THE TASK. From the listing that follows, output everything exactly except the pictures.

MATERIAL PROVIDED.
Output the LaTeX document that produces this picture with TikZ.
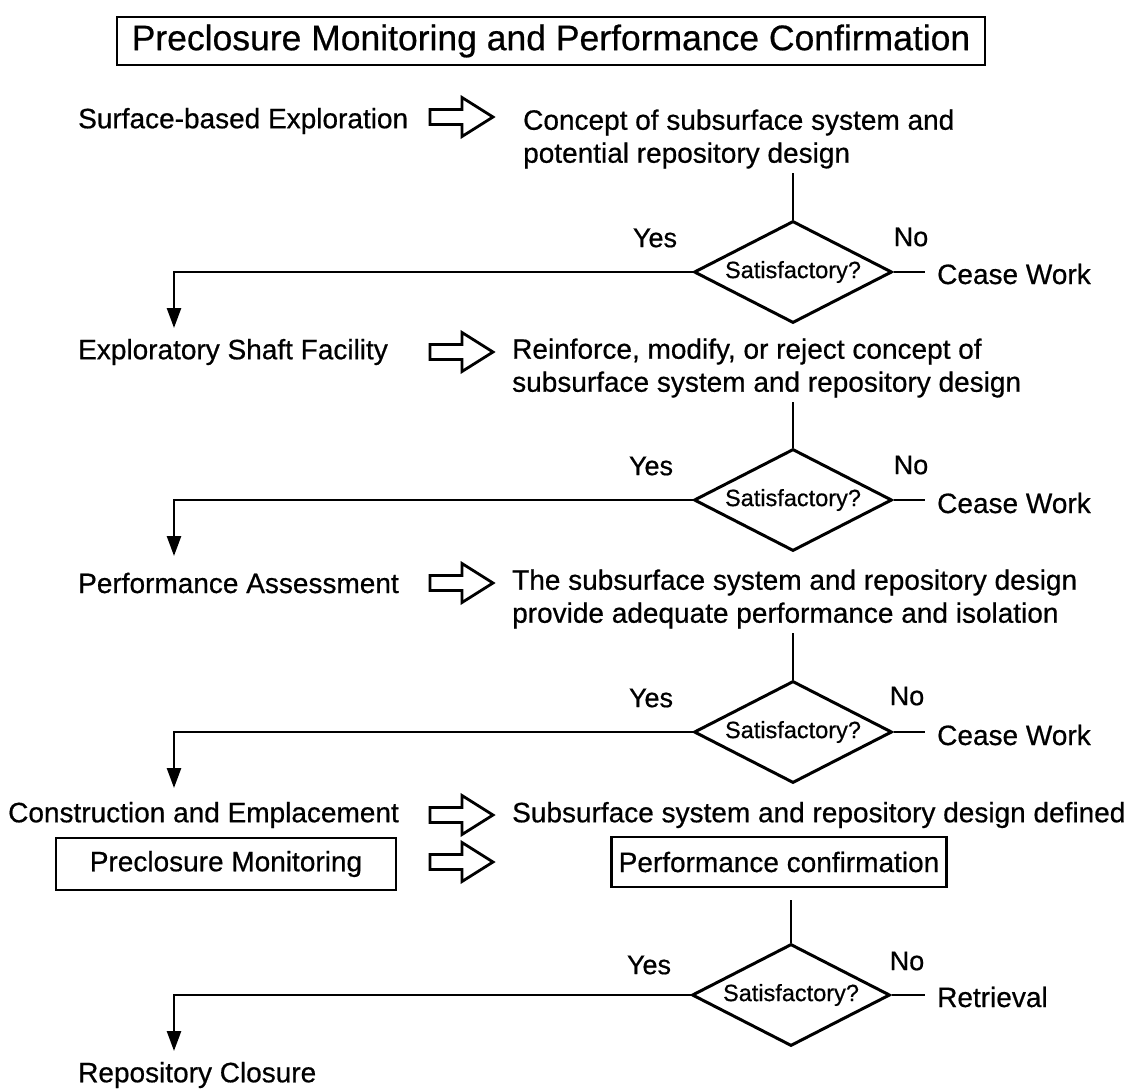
\documentclass[tikz,border=0pt]{standalone}
\usepackage{fontspec}
\setmainfont{Liberation Sans}[UprightFeatures={FakeBold=0.6}]
\usetikzlibrary{shapes.geometric,arrows.meta,positioning}

\newcommand{\hollowarrow}[1]{%
  \draw[line width=2.8pt,line join=miter] ([yshift=7.5pt]#1) -- ++(32,0) -- ++(0,12) -- ++(31,-19.5)
    -- ++(-31,-19.5) -- ++(0,12) -- ++(-32,0) -- cycle;}

\begin{document}
\begin{tikzpicture}[x=1pt,y=1pt,on grid,
   txt/.style={font=\fontsize{28}{33}\selectfont,inner sep=0pt,anchor=west,align=left},
   lab/.style={font=\fontsize{27}{30}\selectfont,inner sep=0pt},
   box/.style={draw,line width=2.5pt,font=\fontsize{28}{33}\selectfont,minimum height=52pt},
   choice/.style={diamond,draw,line width=3pt,aspect=1.94,minimum width=198pt,minimum height=102pt,
                  inner sep=0pt,font=\fontsize{23.5}{26}\selectfont},
   link/.style={line width=2.7pt},
   godown/.style={link,-{Triangle[length=20pt,width=14pt]}}]
   \useasboundingbox (0,0) rectangle (1129,-1089);

   \node[box,font=\fontsize{35.5}{40}\selectfont,minimum width=868pt,minimum height=48pt] (title) at (551,-41)
      {Preclosure Monitoring and Performance Confirmation};

   % left column
   \node[txt] (t_1) at (78,-121)  {Surface-based Exploration};
   \node[txt] (t_2) at (78,-352)  {Exploratory Shaft Facility};
   \node[txt] (t_3) at (78,-583)  {Performance Assessment};
   \node[txt] (t_4) at (8,-815)   {Construction and Emplacement};
   \node[box,minimum width=340pt] (p_1) at (226,-864) {Preclosure Monitoring};
   \node[txt] (t_6) at (78,-1075) {Repository Closure};

   % hollow arrows
   \coordinate (a_1) at (430,-117);
   \coordinate (a_2) at (430,-352);
   \coordinate (a_3) at (430,-583);
   \coordinate (a_4) at (430,-815);
   \coordinate (a_5) at (430,-862);
   \hollowarrow{a_1} \hollowarrow{a_2} \hollowarrow{a_3} \hollowarrow{a_4} \hollowarrow{a_5}

   % right column
   \node[txt] (r_1) at (523,-139) {Concept of subsurface system and\\potential repository design};
   \node[txt] (r_2) at (512,-368) {Reinforce, modify, or reject concept of\\subsurface system and repository design};
   \node[txt] (r_3) at (512,-599) {The subsurface system and repository design\\provide adequate performance and isolation};
   \node[txt] (r_4) at (512,-815) {Subsurface system and repository design defined};
   \node[box,inner xsep=7pt,minimum height=50pt] (p_2) at (779,-862) {Performance confirmation};

   % decisions
   \node[choice] (d_1) at (793,-272) {Satisfactory?};
   \node[choice] (d_2) at (793,-500) {Satisfactory?};
   \node[choice] (d_3) at (793,-732) {Satisfactory?};
   \node[choice] (d_4) at (791,-995) {Satisfactory?};

   \node[lab] (y_1) [above left=34pt and 138pt of d_1] {Yes};
   \node[lab] (n_1) [above right=35pt and 118pt of d_1] {No};
   \node[lab] (y_2) [above left=34pt and 142pt of d_2] {Yes};
   \node[lab] (n_2) [above right=35pt and 118pt of d_2] {No};
   \node[lab] (y_3) [above left=34pt and 142pt of d_3] {Yes};
   \node[lab] (n_3) [above right=36pt and 114pt of d_3] {No};
   \node[lab] (y_4) [above left=30pt and 142pt of d_4] {Yes};
   \node[lab] (n_4) [above right=34pt and 116pt of d_4] {No};

   \node[txt] (c_1) at (937,-274) {Cease Work};
   \node[txt] (c_2) at (937,-503) {Cease Work};
   \node[txt] (c_3) at (937,-735) {Cease Work};
   \node[txt] (c_4) at (937,-997) {Retrieval};

   \coordinate (k_1) at (174,-328);
   \coordinate (k_2) at (174,-556);
   \coordinate (k_3) at (174,-788);
   \coordinate (k_4) at (174,-1051);

   \draw[link,shorten >=4pt] (d_1.north) -- (d_1.north |- r_1.south);
   \draw[link,shorten >=4pt] (d_2.north) -- (d_2.north |- r_2.south);
   \draw[link,shorten >=4pt] (d_3.north) -- (d_3.north |- r_3.south);
   \draw[link,shorten >=12pt] (d_4.north) -- (d_4.north |- p_2.south);

   \draw[link,shorten >=12pt] (d_1.east) -- (d_1.east -| c_1.west);
   \draw[link,shorten >=12pt] (d_2.east) -- (d_2.east -| c_2.west);
   \draw[link,shorten >=12pt] (d_3.east) -- (d_3.east -| c_3.west);
   \draw[link,shorten >=12pt] (d_4.east) -- (d_4.east -| c_4.west);

   \draw[godown] (d_1.west) -| (k_1);
   \draw[godown] (d_2.west) -| (k_2);
   \draw[godown] (d_3.west) -| (k_3);
   \draw[godown] (d_4.west) -| (k_4);
\end{tikzpicture}
\end{document}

OUTPUT BELOW.
Output the LaTeX document that produces this picture with TikZ.
\documentclass[tikz,border=0pt]{standalone}
\usepackage{fontspec}
\setmainfont{Liberation Sans}[UprightFeatures={FakeBold=0.6}]
\usetikzlibrary{shapes.geometric,arrows.meta,positioning}

\newcommand{\hollowarrow}[1]{%
  \draw[line width=2.8pt,line join=miter] ([yshift=7.5pt]#1) -- ++(32,0) -- ++(0,12) -- ++(31,-19.5)
    -- ++(-31,-19.5) -- ++(0,12) -- ++(-32,0) -- cycle;}

\begin{document}
\begin{tikzpicture}[x=1pt,y=1pt,on grid,
   txt/.style={font=\fontsize{28}{33}\selectfont,inner sep=0pt,anchor=west,align=left},
   lab/.style={font=\fontsize{27}{30}\selectfont,inner sep=0pt},
   box/.style={draw,line width=2.5pt,font=\fontsize{28}{33}\selectfont,minimum height=52pt},
   choice/.style={diamond,draw,line width=3pt,aspect=1.94,minimum width=198pt,minimum height=102pt,
                  inner sep=0pt,font=\fontsize{23.5}{26}\selectfont},
   link/.style={line width=2.7pt},
   godown/.style={link,-{Triangle[length=20pt,width=14pt]}}]
   \useasboundingbox (0,0) rectangle (1129,-1089);

   \node[box,font=\fontsize{35.5}{40}\selectfont,minimum width=868pt,minimum height=48pt] (title) at (551,-41)
      {Preclosure Monitoring and Performance Confirmation};

   % left column
   \node[txt] (t_1) at (78,-121)  {Surface-based Exploration};
   \node[txt] (t_2) at (78,-352)  {Exploratory Shaft Facility};
   \node[txt] (t_3) at (78,-583)  {Performance Assessment};
   \node[txt] (t_4) at (8,-815)   {Construction and Emplacement};
   \node[box,minimum width=340pt] (p_1) at (226,-864) {Preclosure Monitoring};
   \node[txt] (t_6) at (78,-1075) {Repository Closure};

   % hollow arrows
   \coordinate (a_1) at (430,-117);
   \coordinate (a_2) at (430,-352);
   \coordinate (a_3) at (430,-583);
   \coordinate (a_4) at (430,-815);
   \coordinate (a_5) at (430,-862);
   \hollowarrow{a_1} \hollowarrow{a_2} \hollowarrow{a_3} \hollowarrow{a_4} \hollowarrow{a_5}

   % right column
   \node[txt] (r_1) at (523,-139) {Concept of subsurface system and\\potential repository design};
   \node[txt] (r_2) at (512,-368) {Reinforce, modify, or reject concept of\\subsurface system and repository design};
   \node[txt] (r_3) at (512,-599) {The subsurface system and repository design\\provide adequate performance and isolation};
   \node[txt] (r_4) at (512,-815) {Subsurface system and repository design defined};
   \node[box,inner xsep=7pt,minimum height=50pt] (p_2) at (779,-862) {Performance confirmation};

   % decisions
   \node[choice] (d_1) at (793,-272) {Satisfactory?};
   \node[choice] (d_2) at (793,-500) {Satisfactory?};
   \node[choice] (d_3) at (793,-732) {Satisfactory?};
   \node[choice] (d_4) at (791,-995) {Satisfactory?};

   \node[lab] (y_1) [above left=34pt and 138pt of d_1] {Yes};
   \node[lab] (n_1) [above right=35pt and 118pt of d_1] {No};
   \node[lab] (y_2) [above left=34pt and 142pt of d_2] {Yes};
   \node[lab] (n_2) [above right=35pt and 118pt of d_2] {No};
   \node[lab] (y_3) [above left=34pt and 142pt of d_3] {Yes};
   \node[lab] (n_3) [above right=36pt and 114pt of d_3] {No};
   \node[lab] (y_4) [above left=30pt and 142pt of d_4] {Yes};
   \node[lab] (n_4) [above right=34pt and 116pt of d_4] {No};

   \node[txt] (c_1) at (937,-274) {Cease Work};
   \node[txt] (c_2) at (937,-503) {Cease Work};
   \node[txt] (c_3) at (937,-735) {Cease Work};
   \node[txt] (c_4) at (937,-997) {Retrieval};

   \coordinate (k_1) at (174,-328);
   \coordinate (k_2) at (174,-556);
   \coordinate (k_3) at (174,-788);
   \coordinate (k_4) at (174,-1051);

   \draw[link,shorten >=4pt] (d_1.north) -- (d_1.north |- r_1.south);
   \draw[link,shorten >=4pt] (d_2.north) -- (d_2.north |- r_2.south);
   \draw[link,shorten >=4pt] (d_3.north) -- (d_3.north |- r_3.south);
   \draw[link,shorten >=12pt] (d_4.north) -- (d_4.north |- p_2.south);

   \draw[link,shorten >=12pt] (d_1.east) -- (d_1.east -| c_1.west);
   \draw[link,shorten >=12pt] (d_2.east) -- (d_2.east -| c_2.west);
   \draw[link,shorten >=12pt] (d_3.east) -- (d_3.east -| c_3.west);
   \draw[link,shorten >=12pt] (d_4.east) -- (d_4.east -| c_4.west);

   \draw[godown] (d_1.west) -| (k_1);
   \draw[godown] (d_2.west) -| (k_2);
   \draw[godown] (d_3.west) -| (k_3);
   \draw[godown] (d_4.west) -| (k_4);
\end{tikzpicture}
\end{document}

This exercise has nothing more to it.